_Given material_.
────────────────────────────────────────

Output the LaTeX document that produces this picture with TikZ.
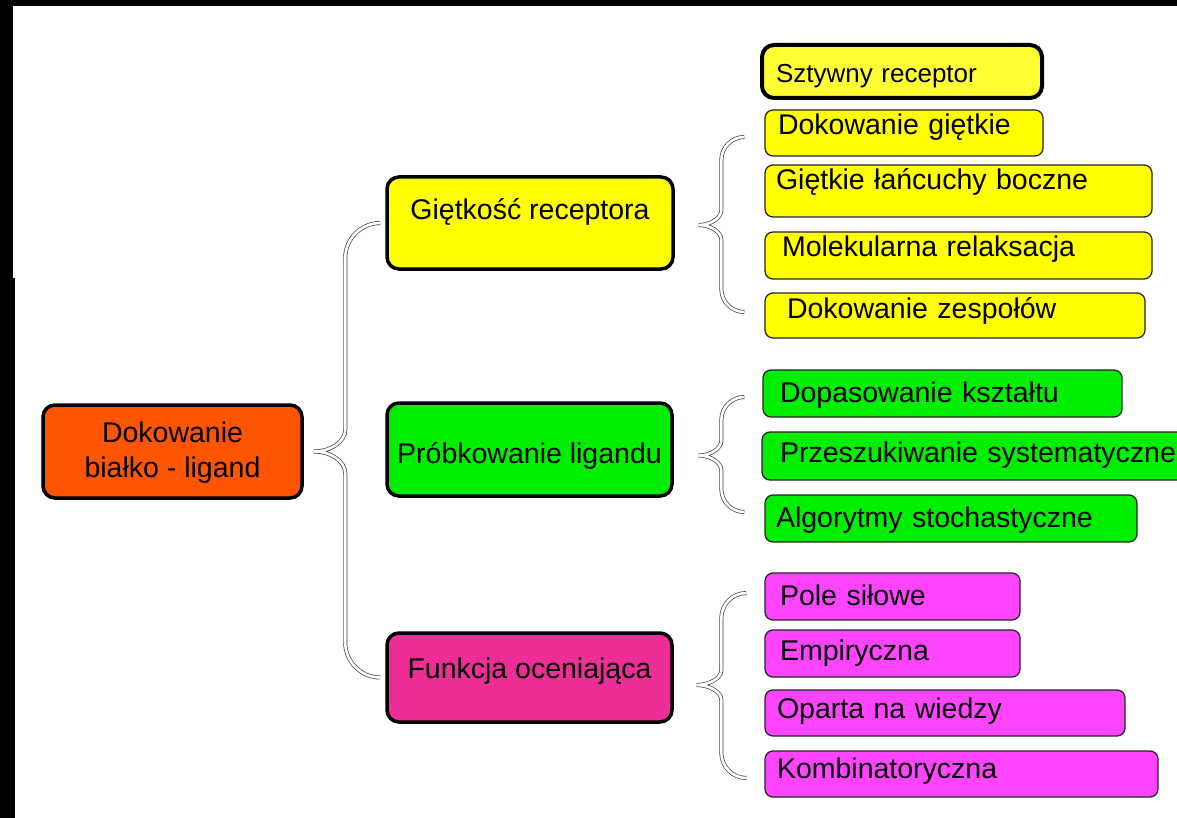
\documentclass[tikz,border=0pt]{standalone}
\usepackage{fontspec}
\setmainfont{Liberation Sans}
\usetikzlibrary{calc}
\definecolor{cOrange}{HTML}{FF5500}
\definecolor{cYellow}{HTML}{FFFF00}
\definecolor{cYellowL}{HTML}{FFFF33}
\definecolor{cGreen}{HTML}{00EE00}
\definecolor{cPink}{HTML}{EE2D96}
\definecolor{cMagenta}{HTML}{FF44FF}
\tikzset{
  mainbox/.style={draw=black, line width=3.5pt, rounded corners=12pt, inner sep=0pt,
    align=center, font=\fontsize{28.5}{35}\selectfont, text height=28pt},
  childbox/.style={draw=black!85, line width=1.3pt, rounded corners=8pt, inner ysep=0pt,
    align=left, font=\fontsize{28.5}{34}\selectfont, text height=25pt},
  brace/.style={draw=black!75, line width=0.7pt, double=white, double distance=2.6pt},
}
% #1 top end, #2 tip, #3 bottom end, #4 hook radius, #5 tip half height
\newcommand{\mybrace}[5]{%
  \draw[brace] (#1) .. controls +(-0.55*#4,0) and +(0,-0.55*#4) .. ($(#1)+(-#4,#4)$)
    -- ($(#2-|#1)+(-#4,-#5)$) .. controls +(0,0.55*#5) and +(0.5*#4,0) .. (#2)
    .. controls +(0.5*#4,0) and +(0,-0.55*#5) .. ($(#2-|#1)+(-#4,#5)$)
    -- ($(#3)+(-#4,-#4)$) .. controls +(0,0.55*#4) and +(-0.55*#4,0) .. (#3);}
\begin{document}
\begin{tikzpicture}[x=1pt,y=-1pt]
\useasboundingbox (0,0) rectangle (1177,818);
\clip (0,0) rectangle (1177,818);
\fill[white] (0,0) rectangle (1177,818);
% black frame remains
\fill[black] (0,0) rectangle (1177,6);
\fill[black] (0,0) rectangle (13,278);
\fill[black] (0,278) rectangle (15,818);

% main boxes
\node[mainbox, fill=cOrange, minimum width=259pt, minimum height=93pt, text height=63pt,
  text depth=12pt] (root) at (172.5,451.5) {Dokowanie\\białko - ligand};
\node[mainbox, fill=cYellow, minimum width=286pt, minimum height=92pt, text depth=34pt]
  (gr) at (530,223) {Giętkość receptora};
\node[mainbox, fill=cGreen, minimum width=285pt, minimum height=93pt, text depth=1pt]
  (pl) at (529.5,449.5) {Próbkowanie ligandu};
\node[mainbox, fill=cPink, minimum width=285pt, minimum height=89pt, text depth=27pt]
  (fo) at (529.5,677.5) {Funkcja oceniająca};

% yellow children
\node[childbox, draw=black, line width=4pt, rounded corners=12pt, fill=cYellowL,
  font=\fontsize{26}{30}\selectfont, inner xsep=14pt, text width=252pt,
  minimum height=53pt, text depth=2pt] (sr) at (902,71.5) {Sztywny receptor};
\node[childbox, fill=cYellow, inner xsep=13pt, text width=252pt, minimum height=46pt,
  text depth=21pt] (dg) at (904,133) {Dokowanie giętkie};
\node[childbox, fill=cYellow, inner xsep=11pt, text width=365pt, minimum height=52pt,
  text depth=27pt] (gl) at (958.5,191) {Giętkie łańcuchy boczne};
\node[childbox, fill=cYellow, inner xsep=17pt, text width=353pt, minimum height=45pt,
  text depth=22pt] (mr) at (958.5,255.5) {Molekularna relaksacja};
\node[childbox, fill=cYellow, inner xsep=22pt, text width=336pt, minimum height=45pt,
  text depth=20pt] (dz) at (955,315.5) {Dokowanie zespołów};

% green children
\node[childbox, fill=cGreen, inner xsep=17pt, text width=325pt, minimum height=47pt,
  text depth=8pt] (dk) at (942.5,393.5) {Dopasowanie kształtu};
\node[childbox, fill=cGreen, inner xsep=18pt, text width=402pt, minimum height=48pt,
  text depth=13pt] (ps) at (981,456) {Przeszukiwanie systematyczne};
\node[childbox, fill=cGreen, inner xsep=11pt, text width=350pt, minimum height=47pt,
  text depth=8pt] (as) at (951,518.5) {Algorytmy stochastyczne};

% magenta children
\node[childbox, fill=cMagenta, inner xsep=15pt, text width=225pt, minimum height=47pt,
  text depth=8pt] (pf) at (892.5,596.5) {Pole siłowe};
\node[childbox, fill=cMagenta, inner xsep=15pt, text width=225pt, minimum height=47pt,
  text depth=12pt] (em) at (892.5,653.5) {Empiryczna};
\node[childbox, fill=cMagenta, inner xsep=12pt, text width=336pt, minimum height=46pt,
  text depth=15pt] (ow) at (945,713) {Oparta na wiedzy};
\node[childbox, fill=cMagenta, inner xsep=12pt, text width=369pt, minimum height=46pt,
  text depth=17pt] (ko) at (961.5,774) {Kombinatoryczna};

% brace end points
\coordinate (m1) at ($(gr.west)+(-5,0)$);
\coordinate (m2) at ($(root.east)+(10,0)$);
\coordinate (m3) at ($(fo.west)+(-5,0)$);
\coordinate (y1) at ($(dg.west)+(-20,4)$);
\coordinate (y2) at ($(gr.east)+(24,2)$);
\coordinate (y3) at ($(dz.west)+(-20,-3.5)$);
\coordinate (g1) at ($(dk.west)+(-18,3.5)$);
\coordinate (g2) at ($(pl.east)+(25,6)$);
\coordinate (g3) at ($(as.west)+(-20,-6.5)$);
\coordinate (p1) at ($(pf.west)+(-18,-3.5)$);
\coordinate (p2) at ($(fo.east)+(23,7.5)$);
\coordinate (p3) at ($(ko.west)+(-18,4)$);

\mybrace{m1}{m2}{m3}{35}{22}
\mybrace{y1}{y2}{y3}{23}{15}
\mybrace{g1}{g2}{g3}{23}{15}
\mybrace{p1}{p2}{p3}{25}{15}
\end{tikzpicture}
\end{document}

────────────────────────────────────────

_Goal_.
Go through the listing above and write it all out exactly, leaving out any picture.

_Correct response_.
Output the LaTeX document that produces this picture with TikZ.
\documentclass[tikz,border=0pt]{standalone}
\usepackage{fontspec}
\setmainfont{Liberation Sans}
\usetikzlibrary{calc}
\definecolor{cOrange}{HTML}{FF5500}
\definecolor{cYellow}{HTML}{FFFF00}
\definecolor{cYellowL}{HTML}{FFFF33}
\definecolor{cGreen}{HTML}{00EE00}
\definecolor{cPink}{HTML}{EE2D96}
\definecolor{cMagenta}{HTML}{FF44FF}
\tikzset{
  mainbox/.style={draw=black, line width=3.5pt, rounded corners=12pt, inner sep=0pt,
    align=center, font=\fontsize{28.5}{35}\selectfont, text height=28pt},
  childbox/.style={draw=black!85, line width=1.3pt, rounded corners=8pt, inner ysep=0pt,
    align=left, font=\fontsize{28.5}{34}\selectfont, text height=25pt},
  brace/.style={draw=black!75, line width=0.7pt, double=white, double distance=2.6pt},
}
% #1 top end, #2 tip, #3 bottom end, #4 hook radius, #5 tip half height
\newcommand{\mybrace}[5]{%
  \draw[brace] (#1) .. controls +(-0.55*#4,0) and +(0,-0.55*#4) .. ($(#1)+(-#4,#4)$)
    -- ($(#2-|#1)+(-#4,-#5)$) .. controls +(0,0.55*#5) and +(0.5*#4,0) .. (#2)
    .. controls +(0.5*#4,0) and +(0,-0.55*#5) .. ($(#2-|#1)+(-#4,#5)$)
    -- ($(#3)+(-#4,-#4)$) .. controls +(0,0.55*#4) and +(-0.55*#4,0) .. (#3);}
\begin{document}
\begin{tikzpicture}[x=1pt,y=-1pt]
\useasboundingbox (0,0) rectangle (1177,818);
\clip (0,0) rectangle (1177,818);
\fill[white] (0,0) rectangle (1177,818);
% black frame remains
\fill[black] (0,0) rectangle (1177,6);
\fill[black] (0,0) rectangle (13,278);
\fill[black] (0,278) rectangle (15,818);

% main boxes
\node[mainbox, fill=cOrange, minimum width=259pt, minimum height=93pt, text height=63pt,
  text depth=12pt] (root) at (172.5,451.5) {Dokowanie\\białko - ligand};
\node[mainbox, fill=cYellow, minimum width=286pt, minimum height=92pt, text depth=34pt]
  (gr) at (530,223) {Giętkość receptora};
\node[mainbox, fill=cGreen, minimum width=285pt, minimum height=93pt, text depth=1pt]
  (pl) at (529.5,449.5) {Próbkowanie ligandu};
\node[mainbox, fill=cPink, minimum width=285pt, minimum height=89pt, text depth=27pt]
  (fo) at (529.5,677.5) {Funkcja oceniająca};

% yellow children
\node[childbox, draw=black, line width=4pt, rounded corners=12pt, fill=cYellowL,
  font=\fontsize{26}{30}\selectfont, inner xsep=14pt, text width=252pt,
  minimum height=53pt, text depth=2pt] (sr) at (902,71.5) {Sztywny receptor};
\node[childbox, fill=cYellow, inner xsep=13pt, text width=252pt, minimum height=46pt,
  text depth=21pt] (dg) at (904,133) {Dokowanie giętkie};
\node[childbox, fill=cYellow, inner xsep=11pt, text width=365pt, minimum height=52pt,
  text depth=27pt] (gl) at (958.5,191) {Giętkie łańcuchy boczne};
\node[childbox, fill=cYellow, inner xsep=17pt, text width=353pt, minimum height=45pt,
  text depth=22pt] (mr) at (958.5,255.5) {Molekularna relaksacja};
\node[childbox, fill=cYellow, inner xsep=22pt, text width=336pt, minimum height=45pt,
  text depth=20pt] (dz) at (955,315.5) {Dokowanie zespołów};

% green children
\node[childbox, fill=cGreen, inner xsep=17pt, text width=325pt, minimum height=47pt,
  text depth=8pt] (dk) at (942.5,393.5) {Dopasowanie kształtu};
\node[childbox, fill=cGreen, inner xsep=18pt, text width=402pt, minimum height=48pt,
  text depth=13pt] (ps) at (981,456) {Przeszukiwanie systematyczne};
\node[childbox, fill=cGreen, inner xsep=11pt, text width=350pt, minimum height=47pt,
  text depth=8pt] (as) at (951,518.5) {Algorytmy stochastyczne};

% magenta children
\node[childbox, fill=cMagenta, inner xsep=15pt, text width=225pt, minimum height=47pt,
  text depth=8pt] (pf) at (892.5,596.5) {Pole siłowe};
\node[childbox, fill=cMagenta, inner xsep=15pt, text width=225pt, minimum height=47pt,
  text depth=12pt] (em) at (892.5,653.5) {Empiryczna};
\node[childbox, fill=cMagenta, inner xsep=12pt, text width=336pt, minimum height=46pt,
  text depth=15pt] (ow) at (945,713) {Oparta na wiedzy};
\node[childbox, fill=cMagenta, inner xsep=12pt, text width=369pt, minimum height=46pt,
  text depth=17pt] (ko) at (961.5,774) {Kombinatoryczna};

% brace end points
\coordinate (m1) at ($(gr.west)+(-5,0)$);
\coordinate (m2) at ($(root.east)+(10,0)$);
\coordinate (m3) at ($(fo.west)+(-5,0)$);
\coordinate (y1) at ($(dg.west)+(-20,4)$);
\coordinate (y2) at ($(gr.east)+(24,2)$);
\coordinate (y3) at ($(dz.west)+(-20,-3.5)$);
\coordinate (g1) at ($(dk.west)+(-18,3.5)$);
\coordinate (g2) at ($(pl.east)+(25,6)$);
\coordinate (g3) at ($(as.west)+(-20,-6.5)$);
\coordinate (p1) at ($(pf.west)+(-18,-3.5)$);
\coordinate (p2) at ($(fo.east)+(23,7.5)$);
\coordinate (p3) at ($(ko.west)+(-18,4)$);

\mybrace{m1}{m2}{m3}{35}{22}
\mybrace{y1}{y2}{y3}{23}{15}
\mybrace{g1}{g2}{g3}{23}{15}
\mybrace{p1}{p2}{p3}{25}{15}
\end{tikzpicture}
\end{document}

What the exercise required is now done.